By Paul Hemsley
The Western Australian Local Government Association (WALGA) has continued to kick the can over a proposed “cash for containers” scheme to reduce litter and kerbside rubbish in the run-up to the state election in March 2013, saying its petition for the scheme has received 1590 signatures.
The West’s local government body has been urging the Barnett government to implement a deposit and refund scheme since November 2012 when WALGA cited the need to provide a direct financial incentive for residents to recycle empty cans, bottles or cartons.
The Barnett government's position on a "cash for containers' scheme has been to wait for wait for an outcome from the National conference of Environment Ministers before making any decisions about a state based container system.
Although well-established in South Australia since 1977, container deposit schemes have remained highly contentious elsewhere as councils look for ways to reduce the growing cost of dealing with rubbish from packaging.
However such moves have been stridently opposed by the food and grocery lobby that has mounted a series of vigorous campaigns to stop deposit schemes taking root.
Under WALGA’s proposed plan, people would be able to bring approved items to a collection depot and receive 10 cents per container.
A central issue in the product stewardship debate has been at what stage of the manufacturing and distribution cycle the cost of deposit is applied to a sold product so that it can later be redeemed.

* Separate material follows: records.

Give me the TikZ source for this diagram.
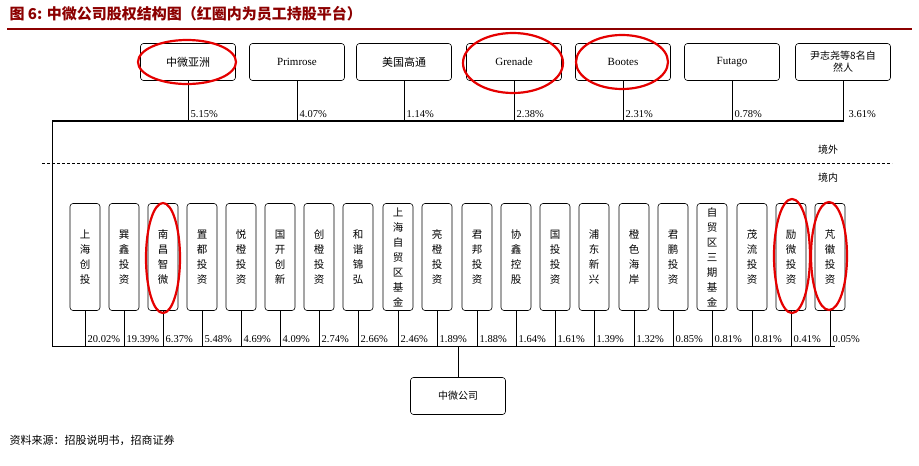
\documentclass[tikz,border=0pt]{standalone}
\usepackage{fontspec}
\setmainfont{Liberation Serif}
\newfontfamily\cjk{Noto Sans CJK SC}
\begin{document}
\begin{tikzpicture}[x=1pt,y=-1pt,
  box/.style={draw,rounded corners=3pt,line width=0.6pt,fill=white},
  tbox/.style={box,minimum width=95pt,minimum height=37pt,font=\fontsize{11}{12}\selectfont,inner sep=1pt},
  vbox/.style={box,minimum width=30pt,minimum height=107pt,font=\cjk\fontsize{10.5}{15}\selectfont,align=center,inner sep=0pt},
  pct/.style={font=\fontsize{10.5}{12}\selectfont,inner sep=1pt,xshift=1.5pt},
  ring/.style={draw=red!90!black,line width=2.2pt},
  ln/.style={line width=0.6pt}]
\useasboundingbox (0,0) rectangle (919,466);
\node[anchor=west,font=\cjk\bfseries\fontsize{15}{17}\selectfont,text=red!55!black] (title) at (6,14) {图 6:  中微公司股权结构图（红圈内为员工持股平台）};
\draw[red!55!black,line width=1.3pt] (7,29) -- (912,29);
\node[anchor=west,font=\cjk\fontsize{11}{13}\selectfont] (src) at (6,440) {资料来源：招股说明书，招商证券};
% top row
\coordinate (TL) at (52,121);
\coordinate (TR) at (844,121);
\draw[line width=1.4pt] (TL) -- (TR);
\foreach \i/\x/\t/\p in {1/188/{\cjk 中微亚洲}/5.15\%,2/297/Primrose/4.07\%,3/404/{\cjk 美国高通}/1.14\%,4/514/Grenade/2.38\%,5/623/Bootes/2.31\%,6/732/Futago/0.78\%}{
  \node[tbox] (t\i) at (\x,62) {\t};
  \coordinate (tb\i) at (\x,121);
  \draw[ln] (t\i.south) -- (tb\i);
  \node[pct,anchor=south west] (tp\i) at (\x,119) {\p};
}
\node[tbox,align=center,font=\cjk\fontsize{10}{12}\selectfont] (t7) at (843,62) {尹志尧等8名自\\然人};
\coordinate (tb7) at (843,121);
\draw[ln] (t7.south) -- (tb7);
\node[pct,anchor=south west] (tp7) at (846,119) {3.61\%};
% dashed
\coordinate (d1) at (42,163);
\coordinate (d2) at (892,163);
\draw[dashed,line width=0.9pt,dash pattern=on 3pt off 2pt] (d1) -- (d2);
\node[font=\cjk\fontsize{10}{12}\selectfont] (jw) at (828,150) {境外};
\node[font=\cjk\fontsize{10}{12}\selectfont] (jn) at (828,178) {境内};
% bottom
\coordinate (BL) at (52,346);
\coordinate (BR) at (835,346);
\draw[ln] (TL) -- (BL) -- (BR);
\foreach \i/\x/\t/\p in {1/85/上\\海\\创\\投/20.02\%,2/124/巽\\鑫\\投\\资/19.39\%,3/163/南\\昌\\智\\微/6.37\%,4/202/置\\都\\投\\资/5.48\%,5/241/悦\\橙\\投\\资/4.69\%,6/280/国\\开\\创\\新/4.09\%,7/319/创\\橙\\投\\资/2.74\%,8/358/和\\谐\\锦\\弘/2.66\%,9/398/上\\海\\自\\贸\\区\\基\\金/2.46\%,10/437/亮\\橙\\投\\资/1.89\%,11/477/君\\邦\\投\\资/1.88\%,12/516/协\\鑫\\控\\股/1.64\%,13/555/国\\投\\投\\资/1.61\%,14/594/浦\\东\\新\\兴/1.39\%,15/634/橙\\色\\海\\岸/1.32\%,16/673/君\\鹏\\投\\资/0.85\%,17/712/自\\贸\\区\\三\\期\\基\\金/0.81\%,18/752/茂\\流\\投\\资/0.81\%,19/791/励\\微\\投\\资/0.41\%,20/830/芃\\徽\\投\\资/0.05\%}{
  \node[vbox] (b\i) at (\x,257) {\t};
  \coordinate (bb\i) at (\x,346);
  \draw[ln] (b\i.south) -- (bb\i);
  \node[pct,anchor=south west] (bp\i) at (\x,344) {\p};
}
\node[tbox,font=\cjk\fontsize{10}{12}\selectfont] (zw) at (458,396) {中微公司};
\coordinate (zt) at (458,346);
\draw[ln] (zt) -- (zw.north);
% red rings
\draw[ring] (187,62) ellipse (49pt and 22pt);
\draw[ring] (513,63) ellipse (50pt and 30pt);
\draw[ring] (622,62) ellipse (46pt and 27pt);
\draw[ring] (163,258) ellipse (17pt and 55pt);
\draw[ring] (792,256) ellipse (18pt and 57pt);
\draw[ring] (829,256) ellipse (18pt and 54pt);
\end{tikzpicture}
\end{document}
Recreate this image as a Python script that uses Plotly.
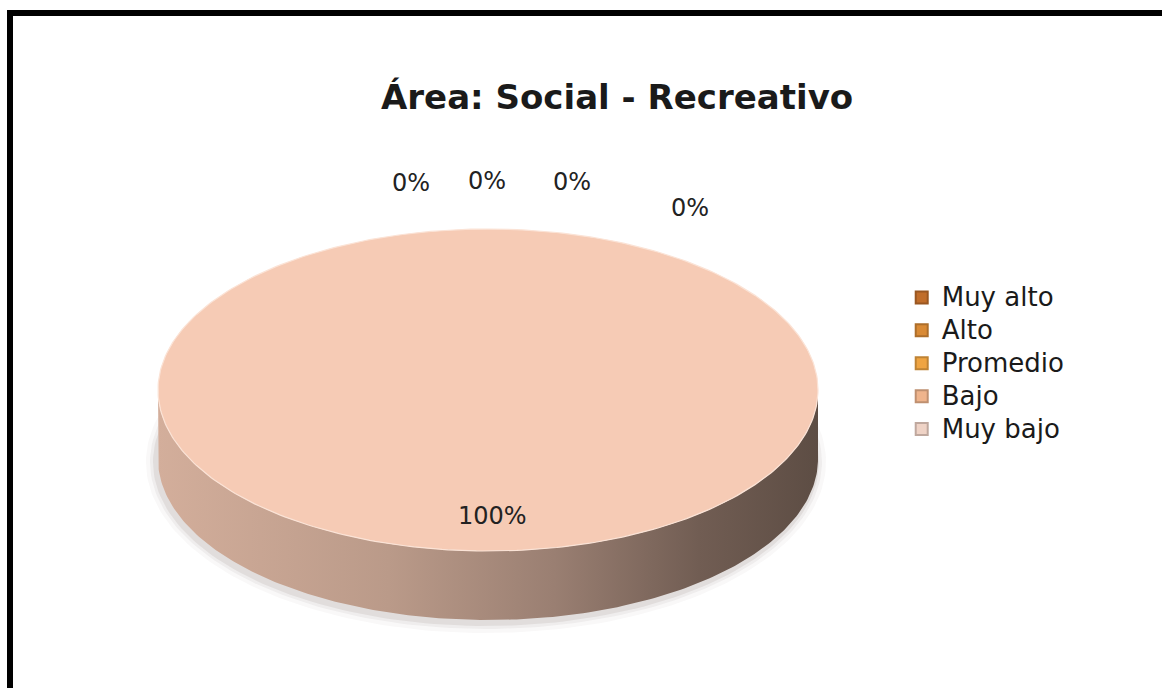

A further point of contention is what happens to unredeemed deposits and whether the money should help cover the local government costs in picking-up and disposing of dumped cans and containers.
The friction between governments and the packaging industry is not restricted to WA.
Major beverage companies Coca-Cola Amatil (CCA), Schweppes Australia and Lion Pty Ltd are now litigating in the Federal Court with the Northern Territory government over the Top End’s “cash for containers” scheme.
While the NT Legislative Assembly supported the scheme leading to its implementation in January 2012, beverage companies have sued the government and complained that Coca-Cola Amatil product prices that have increased as a result of the scheme to cover the government’s costs of running it.
The beverage giants have also taken issue over which state their products are actually manufactured in and whether or not this makes them liable under the laws that govern the deposit scheme.
Coca-Cola Amatil has branded the NT deposit scheme an “environmental failure” and claims two out of three containers sold have not been recycled, thus putting returns “well below the national average”.
However in Western Australia, the local government’s petition to the state government to create a “cash for containers” scheme through its Cash4Containers website has emboldened WALGA to demonstrate the plan’s community support to the state government.
WALGA President Troy Pickard said the campaign had been created to tell the state government that there needs to be a similar scheme to what’s running in South Australia, which has increased recycling rates and increased public awareness.
“To date, over 25 Councils representing one fifth of the State’s population have provided formal endorsement of the campaign,” Mr Pickard said.